A realistic sense of anxiety saturates McWethy’s characters, and you get the feeling that he’s definitely been through at least a couple of “cattle calls” in his day. The ambling way a polite conversation about agents, day jobs or technique can escalate into a shouting match within minutes is quite funny. More importantly, each character seems to represent a different school of “actor marketing.” There’s the one with rich parents, the one with nothing but looks, the one willing to sleep with any producer in town—you get the picture. You won’t find any Lawrence Olivier’s in this catty crowd. But these different… ahem… viewpoints give the play an unpredictable atmosphere, where potentially any character can pop off at a fellow actor for no more reason than that they’re more marketable.
Director Michael Kimmel and the discreet Ben Kato (who designed both set and lights) keep any signs of their handiwork to a minimum, preferring instead to let McWethy and the splendid cast tell the story. Thankfully, there was no distracting splendor in Kimmel’s practical environment — just a few necessary pieces of furniture. With the exception of at least two awkward scene transitions, the show clicked along without interference.
As actors playing actors, it’s difficult to imagine someone NOT having a good time in this show. Roger Lirtsman, Susan Maris, Heidi Niedermeyer, and Wil Petre all – of course – have an intimate knowledge of the world McWethy is addressing. No doubt, they have all met some pretty similar characters in their careers. While they all nail the humor and subtlety of the piece, Petre’s clueless Johnny is particularly genuine. As manic producer Bill Lawrence, the tremendous Tom Escovar is probably the star of the show and is always appropriately loud, sleazy and sexist. Josh LaCasse almost proves himself worthy of sympathy as Doug, but in the end he delightfully proves to be just another loathsome Hollywood hack. In fact, only Carrie McCrossen’s character deserves any actual compassion here, as the vigilant casting assistant and punching bag.
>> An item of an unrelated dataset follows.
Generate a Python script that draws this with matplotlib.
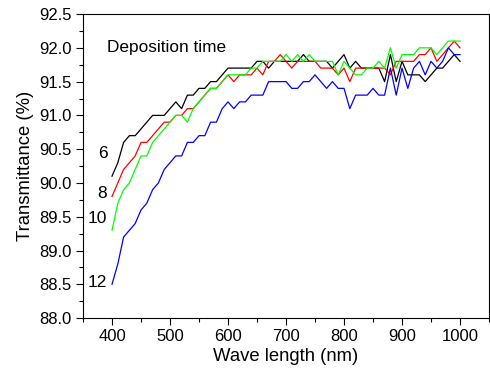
import numpy as np
import matplotlib
matplotlib.use("Agg")
import matplotlib.pyplot as plt
from matplotlib.ticker import MultipleLocator, FormatStrFormatter

plt.rcParams['font.family'] = ['Liberation Sans', 'DejaVu Sans']

# lunghezze d'onda (nm), passo 10
wavelength = np.arange(400, 1001, 10)

# trasmittanza (%) per tempo di deposizione
t6 = [90.1, 90.3, 90.6, 90.7, 90.7, 90.8, 90.9, 91.0, 91.0, 91.0,
      91.1, 91.2, 91.1, 91.3, 91.3, 91.4, 91.4, 91.5, 91.5, 91.6,
      91.7, 91.7, 91.7, 91.7, 91.7, 91.8, 91.8, 91.7, 91.8, 91.8,
      91.8, 91.8, 91.8, 91.9, 91.8, 91.8, 91.8, 91.8, 91.7, 91.8,
      91.9, 91.7, 91.8, 91.7, 91.7, 91.7, 91.7, 91.5, 91.9, 91.5,
      91.8, 91.6, 91.6, 91.6, 91.5, 91.6, 91.7, 91.7, 91.8, 91.9,
      91.8]
t8 = [89.8, 90.0, 90.2, 90.3, 90.4, 90.6, 90.6, 90.7, 90.8, 90.9,
      90.9, 91.0, 91.0, 91.1, 91.1, 91.2, 91.3, 91.4, 91.4, 91.5,
      91.6, 91.5, 91.6, 91.6, 91.6, 91.7, 91.6, 91.8, 91.8, 91.9,
      91.8, 91.7, 91.8, 91.8, 91.8, 91.8, 91.7, 91.7, 91.7, 91.6,
      91.7, 91.5, 91.7, 91.7, 91.7, 91.7, 91.7, 91.7, 91.6, 91.8,
      91.8, 91.8, 91.8, 91.9, 91.9, 92.0, 91.8, 91.9, 92.0, 92.1,
      92.0]
t10 = [89.3, 89.7, 89.9, 90.0, 90.2, 90.4, 90.4, 90.6, 90.7, 90.8,
       90.9, 91.0, 91.0, 90.9, 91.1, 91.2, 91.3, 91.4, 91.4, 91.5,
       91.6, 91.6, 91.6, 91.6, 91.7, 91.7, 91.8, 91.8, 91.8, 91.8,
       91.9, 91.8, 91.9, 91.8, 91.9, 91.8, 91.8, 91.8, 91.8, 91.6,
       91.8, 91.7, 91.6, 91.6, 91.7, 91.7, 91.8, 91.7, 92.0, 91.7,
       91.9, 91.9, 91.9, 92.0, 92.0, 92.0, 91.9, 92.0, 92.1, 92.1,
       92.1]
t12 = [88.5, 88.8, 89.2, 89.3, 89.4, 89.6, 89.7, 89.9, 90.0, 90.2,
       90.3, 90.4, 90.4, 90.6, 90.6, 90.7, 90.7, 90.9, 90.9, 91.1,
       91.2, 91.1, 91.2, 91.2, 91.3, 91.3, 91.3, 91.5, 91.5, 91.5,
       91.5, 91.4, 91.4, 91.5, 91.5, 91.6, 91.5, 91.4, 91.5, 91.4,
       91.4, 91.1, 91.3, 91.3, 91.3, 91.4, 91.3, 91.3, 91.7, 91.3,
       91.7, 91.4, 91.7, 91.8, 91.6, 91.8, 91.7, 91.8, 92.0, 91.9,
       91.9]

labels = ['6', '8', '10', '12']
colors = ['black', '#ff0000', '#00ff00', '#0000ff']

fig = plt.figure(figsize=(4.9, 3.8), dpi=100)
ax = fig.add_axes([0.1694, 0.163, 0.8286, 0.8])

# spostamento verticale delle etichette rispetto al primo punto
lab_dy = [0.34, 0.04, 0.18, 0.02]

for vals, col, lab, dy in zip([t6, t8, t10, t12], colors, labels, lab_dy):
    ax.plot(wavelength, vals, color=col, linewidth=0.9)
    ax.text(wavelength[0] - 8, vals[0] + dy, lab, ha='right', va='center',
            fontsize=12.5)

ax.text(0.059, 0.891, 'Deposition time', transform=ax.transAxes,
        fontsize=12.4, ha='left', va='center')

ax.set_xlim(350, 1050)
ax.set_ylim(88.0, 92.5)
ax.xaxis.set_major_locator(MultipleLocator(100))
ax.xaxis.set_minor_locator(MultipleLocator(50))
ax.yaxis.set_major_locator(MultipleLocator(0.5))
ax.yaxis.set_minor_locator(MultipleLocator(0.25))
ax.yaxis.set_major_formatter(FormatStrFormatter('%.1f'))

ax.tick_params(which='major', direction='out', length=5, width=0.8,
               labelsize=12, top=False, right=False, pad=3)
ax.tick_params(which='minor', direction='out', length=3, width=0.8,
               top=False, right=False)

ax.set_xlabel('Wave length (nm)', fontsize=13.3, labelpad=3)
ax.set_ylabel('Transmittance (%)', fontsize=13.3, labelpad=4)

for s in ax.spines.values():
    s.set_linewidth(0.8)

fig.savefig('out.png', dpi=100)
So, after years of hard research on the acting circuit, McWethy’s thesis-like Actors are F*@#ing Stupid arrives at an honest, obvious and entertaining conclusion. Yes, actors are probably pretty stupid. They work so hard for years just to get a job for one day, selling sneakers or pretending to be a murder victim. But don’t blame them! Producers are stupid, too - they throw billions of dollars at dumb projects that will only make them millions back. Don’t forget about the stupid directors and writers! If they're not on strike to demand more money, they’re egotistically revising history or toying with our emotions. And you know what? We pay top dollar for all of it. That’s the point. Sure, they look dumb, but we’re giving them our money.